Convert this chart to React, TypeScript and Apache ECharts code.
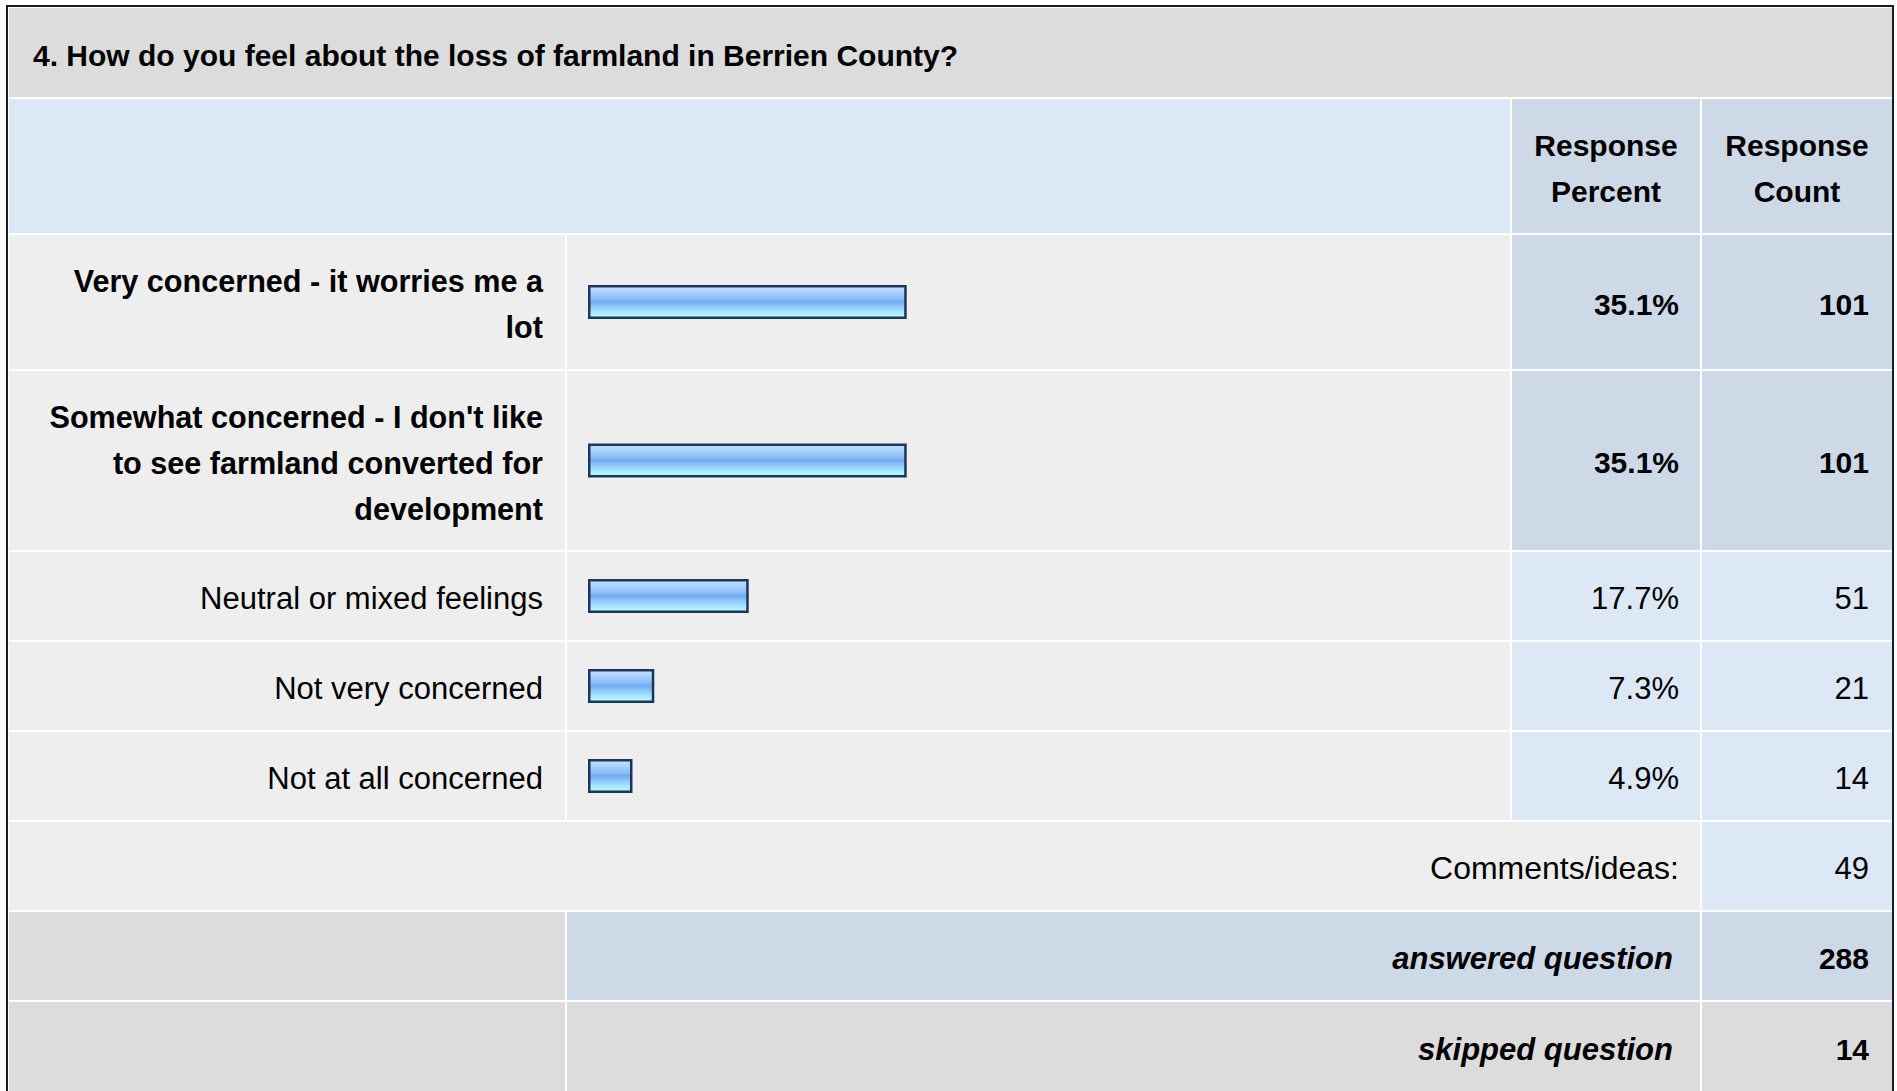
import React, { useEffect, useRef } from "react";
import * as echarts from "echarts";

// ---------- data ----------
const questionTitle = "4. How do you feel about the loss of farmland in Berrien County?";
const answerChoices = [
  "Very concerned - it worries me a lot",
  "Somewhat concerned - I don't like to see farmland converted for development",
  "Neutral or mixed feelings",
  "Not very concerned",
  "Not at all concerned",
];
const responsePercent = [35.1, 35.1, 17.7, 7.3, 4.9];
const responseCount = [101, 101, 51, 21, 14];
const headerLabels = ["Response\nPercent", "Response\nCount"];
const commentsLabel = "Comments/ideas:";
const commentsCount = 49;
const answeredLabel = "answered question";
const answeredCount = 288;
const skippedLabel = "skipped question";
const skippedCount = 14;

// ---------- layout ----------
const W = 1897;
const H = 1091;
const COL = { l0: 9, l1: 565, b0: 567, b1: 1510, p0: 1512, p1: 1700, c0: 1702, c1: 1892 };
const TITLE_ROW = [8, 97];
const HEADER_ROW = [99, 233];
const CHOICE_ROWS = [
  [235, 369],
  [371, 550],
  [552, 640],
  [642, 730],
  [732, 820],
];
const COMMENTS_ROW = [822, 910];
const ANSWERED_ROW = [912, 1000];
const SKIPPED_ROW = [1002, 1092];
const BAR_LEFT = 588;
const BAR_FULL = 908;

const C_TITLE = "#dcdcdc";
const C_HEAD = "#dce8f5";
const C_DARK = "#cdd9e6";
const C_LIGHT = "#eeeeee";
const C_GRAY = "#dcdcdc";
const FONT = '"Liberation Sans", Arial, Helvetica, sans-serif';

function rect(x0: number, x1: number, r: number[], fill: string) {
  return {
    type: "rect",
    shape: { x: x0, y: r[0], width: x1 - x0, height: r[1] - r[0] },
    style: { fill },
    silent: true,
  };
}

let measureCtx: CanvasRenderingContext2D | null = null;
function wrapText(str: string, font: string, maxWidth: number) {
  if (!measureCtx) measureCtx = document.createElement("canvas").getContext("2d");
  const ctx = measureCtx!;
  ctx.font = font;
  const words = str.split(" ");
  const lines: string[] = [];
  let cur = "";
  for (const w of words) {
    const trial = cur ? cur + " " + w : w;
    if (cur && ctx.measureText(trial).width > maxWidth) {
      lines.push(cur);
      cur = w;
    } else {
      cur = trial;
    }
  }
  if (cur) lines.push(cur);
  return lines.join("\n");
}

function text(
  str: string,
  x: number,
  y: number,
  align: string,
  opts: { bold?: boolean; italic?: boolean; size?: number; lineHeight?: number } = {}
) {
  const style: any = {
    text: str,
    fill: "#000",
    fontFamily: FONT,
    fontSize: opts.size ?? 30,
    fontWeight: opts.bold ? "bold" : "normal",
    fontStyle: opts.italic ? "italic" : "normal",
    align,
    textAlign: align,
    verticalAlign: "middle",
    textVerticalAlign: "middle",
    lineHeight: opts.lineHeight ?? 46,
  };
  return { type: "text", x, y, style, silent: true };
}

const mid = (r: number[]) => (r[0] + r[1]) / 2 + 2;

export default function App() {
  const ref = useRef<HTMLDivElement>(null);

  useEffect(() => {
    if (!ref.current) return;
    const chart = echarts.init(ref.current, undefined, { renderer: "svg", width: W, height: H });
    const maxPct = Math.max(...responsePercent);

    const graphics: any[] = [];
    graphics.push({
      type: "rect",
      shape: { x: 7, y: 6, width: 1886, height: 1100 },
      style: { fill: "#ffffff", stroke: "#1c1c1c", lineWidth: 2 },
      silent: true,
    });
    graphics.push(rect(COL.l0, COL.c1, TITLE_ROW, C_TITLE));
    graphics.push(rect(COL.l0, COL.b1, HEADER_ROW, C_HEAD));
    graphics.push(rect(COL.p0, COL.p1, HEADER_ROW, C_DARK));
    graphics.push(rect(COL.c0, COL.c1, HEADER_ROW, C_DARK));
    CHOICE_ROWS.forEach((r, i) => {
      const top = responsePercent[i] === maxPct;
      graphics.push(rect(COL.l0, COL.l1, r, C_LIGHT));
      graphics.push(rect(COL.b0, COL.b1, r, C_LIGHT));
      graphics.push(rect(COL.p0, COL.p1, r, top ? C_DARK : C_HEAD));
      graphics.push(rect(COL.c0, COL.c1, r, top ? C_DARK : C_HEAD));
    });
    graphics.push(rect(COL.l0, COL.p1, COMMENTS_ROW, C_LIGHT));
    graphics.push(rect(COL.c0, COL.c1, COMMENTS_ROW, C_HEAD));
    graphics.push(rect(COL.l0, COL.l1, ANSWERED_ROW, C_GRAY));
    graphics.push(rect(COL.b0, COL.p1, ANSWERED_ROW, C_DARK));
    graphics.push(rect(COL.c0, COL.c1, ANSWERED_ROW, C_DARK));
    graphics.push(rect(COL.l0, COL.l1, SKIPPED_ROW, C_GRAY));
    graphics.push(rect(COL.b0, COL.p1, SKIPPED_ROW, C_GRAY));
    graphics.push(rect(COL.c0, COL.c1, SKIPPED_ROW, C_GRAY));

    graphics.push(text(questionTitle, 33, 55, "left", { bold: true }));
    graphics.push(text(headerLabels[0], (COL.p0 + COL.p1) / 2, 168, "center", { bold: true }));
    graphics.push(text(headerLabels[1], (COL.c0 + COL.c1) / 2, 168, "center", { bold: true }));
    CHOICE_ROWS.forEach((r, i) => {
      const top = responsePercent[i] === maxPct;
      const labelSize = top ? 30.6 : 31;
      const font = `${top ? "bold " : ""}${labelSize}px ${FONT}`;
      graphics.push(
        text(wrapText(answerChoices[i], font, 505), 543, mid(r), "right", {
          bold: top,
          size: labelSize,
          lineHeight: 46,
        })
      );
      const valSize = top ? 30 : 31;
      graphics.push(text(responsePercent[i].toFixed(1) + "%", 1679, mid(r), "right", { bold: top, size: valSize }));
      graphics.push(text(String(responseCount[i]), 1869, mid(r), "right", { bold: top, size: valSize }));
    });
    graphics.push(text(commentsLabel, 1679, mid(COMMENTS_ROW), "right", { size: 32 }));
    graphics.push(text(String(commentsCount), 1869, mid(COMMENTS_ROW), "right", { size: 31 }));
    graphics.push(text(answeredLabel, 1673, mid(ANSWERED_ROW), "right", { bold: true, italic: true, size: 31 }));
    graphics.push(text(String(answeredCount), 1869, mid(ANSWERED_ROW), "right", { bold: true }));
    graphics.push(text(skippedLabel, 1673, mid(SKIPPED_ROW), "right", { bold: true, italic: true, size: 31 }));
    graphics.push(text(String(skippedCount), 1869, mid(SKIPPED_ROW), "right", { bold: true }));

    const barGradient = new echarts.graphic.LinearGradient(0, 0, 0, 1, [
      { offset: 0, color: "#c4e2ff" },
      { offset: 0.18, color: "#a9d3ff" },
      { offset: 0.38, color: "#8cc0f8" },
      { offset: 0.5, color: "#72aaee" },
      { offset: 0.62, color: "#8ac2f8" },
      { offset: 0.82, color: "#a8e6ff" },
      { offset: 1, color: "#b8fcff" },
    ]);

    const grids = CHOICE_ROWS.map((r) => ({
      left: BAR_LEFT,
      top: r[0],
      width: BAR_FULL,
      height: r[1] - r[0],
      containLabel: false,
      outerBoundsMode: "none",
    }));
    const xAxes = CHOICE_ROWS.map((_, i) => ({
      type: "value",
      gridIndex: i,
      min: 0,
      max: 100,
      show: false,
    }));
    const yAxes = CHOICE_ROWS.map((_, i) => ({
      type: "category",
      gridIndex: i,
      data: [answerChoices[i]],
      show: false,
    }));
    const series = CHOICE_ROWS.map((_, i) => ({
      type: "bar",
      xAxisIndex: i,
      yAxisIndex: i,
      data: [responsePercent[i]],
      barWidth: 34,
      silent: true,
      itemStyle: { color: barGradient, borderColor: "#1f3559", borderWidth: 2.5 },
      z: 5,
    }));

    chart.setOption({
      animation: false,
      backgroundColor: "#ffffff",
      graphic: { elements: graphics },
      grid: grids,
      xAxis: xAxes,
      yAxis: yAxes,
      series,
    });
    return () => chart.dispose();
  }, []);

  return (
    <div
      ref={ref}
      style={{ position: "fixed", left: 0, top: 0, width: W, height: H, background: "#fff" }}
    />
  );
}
= = = = =
EXERCISE INSTRUCTIONS: Review the material and copy each line in which the word "React" appears.

EXERCISE RESPONSE:
Convert this chart to React, TypeScript and Apache ECharts code.
import React, { useEffect, useRef } from "react";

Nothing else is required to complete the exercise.